Jim Clarke wondered if the proposed local sales tax increase could be raised from half a cent to three fourths of a cent in order to raise more than the amount needed to simply maintain services. The higher amount might present a risk of losing voters but he thought it would be worth the risk.

When the Council was reminded of the recent survey showing that most voters approved a half cent tax but gave less support for a three-fourth cent tax, Jeff Cooper observed that, had the survey questions been reversed, with the higher tax amount mentioned first, voters might have easily agreed even to the higher amount proposed.

Meghan Sahli-Wells approved of the idea of volunteerism as a resource in saving the city money on staff.

There will be one more budget presentation and dialogue at the July 16 meeting before the Council decides on action to put a sales tax increase on the November election ballot.

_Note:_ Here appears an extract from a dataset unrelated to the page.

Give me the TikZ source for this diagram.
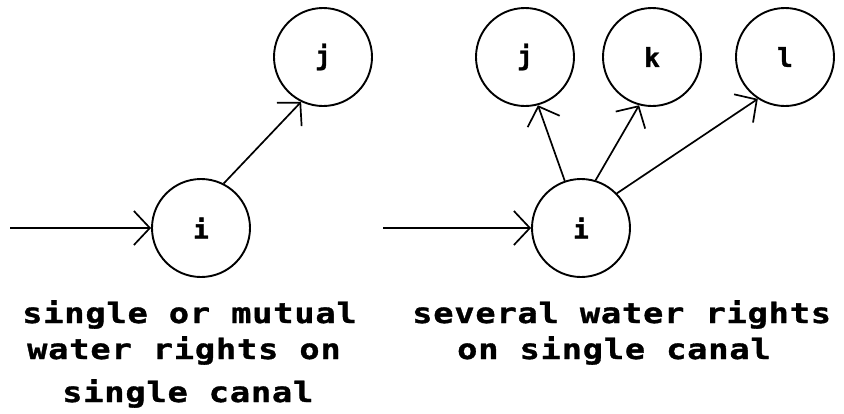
\documentclass[tikz,border=0pt]{standalone}
\usepackage{fontspec}
\newfontfamily\capfont{DejaVu Sans Mono}[FakeStretch=1.2, LetterSpace=3, FakeBold=1.2]
\newfontfamily\lblfont{DejaVu Sans Mono}[FakeBold=1.2]
\usetikzlibrary{arrows.meta}
\begin{document}
\begin{tikzpicture}[x=1pt,y=-1pt,
  state/.style={circle, draw, line width=1.9pt, minimum size=98pt, inner sep=0pt, font=\lblfont\bfseries\fontsize{26}{26}\selectfont},
  flow/.style={line width=1.7pt, -{Straight Barb[length=16pt,width=34pt,line width=1.7pt]}},
  captext/.style={anchor=base west, inner sep=0pt, font=\capfont\bfseries\fontsize{28}{28}\selectfont}]
\useasboundingbox (0,0) rectangle (844,413);
% left diagram
\node[state] (li) at (201,228) {i};
\node[state] (lj) at (323,57) {j};
\coordinate (lin) at (10,228);
\draw[flow] (lin) -- (li.west);
\draw[flow] (li.63) -- (lj.244);
% right diagram
\node[state] (ri) at (581,228) {i};
\node[state] (rj) at (525,57) {j};
\node[state] (rk) at (652,57) {k};
\node[state] (rl) at (785,57) {l};
\coordinate (rin) at (383,228);
\draw[flow] (rin) -- (ri.west);
\draw[flow] (ri.109) -- (rj.285);
\draw[flow] (ri.73) -- (rk.255);
\draw[flow] (ri.44) -- (rl.237);
% captions
\node[captext] (t1) at (22,323) {single or mutual};
\node[captext] (t2) at (27,359) {water rights on};
\node[captext] (t3) at (62,402) {single canal};
\node[captext] (t4) at (412,323) {several water rights};
\node[captext] (t5) at (457,359) {on single canal};
\end{tikzpicture}
\end{document}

In other actions, a speaker in Public Comment had complaints about noise from the new Expo Line.

Linda Firth, who lives in the eastern end of Culver City, told the Council that she is only getting about four hours of sleep because of the constant noise from the trains.

She said she had complained to the MTA and received the response that “your city wanted this.” She declared that the MTA had “lied” to the public about the noise level and the efficiency of the “sound walls” that were supposed to block out the sounds of the trains.

O’Leary, who serves on the Expo Line Board, told Firth: “We [the Board] need to hear this from you.” He admitted to also having concerns about train noise and wanted to monitor the city’s scheduled sound tests as well as visit Firth’s home to hear for himself.

City Engineer Charles Herbertson said that mitigations for Expo Line sound problems are in process and that if it is found that noise exceeds the standards set in the EIR, steps will be taken to correct the problem.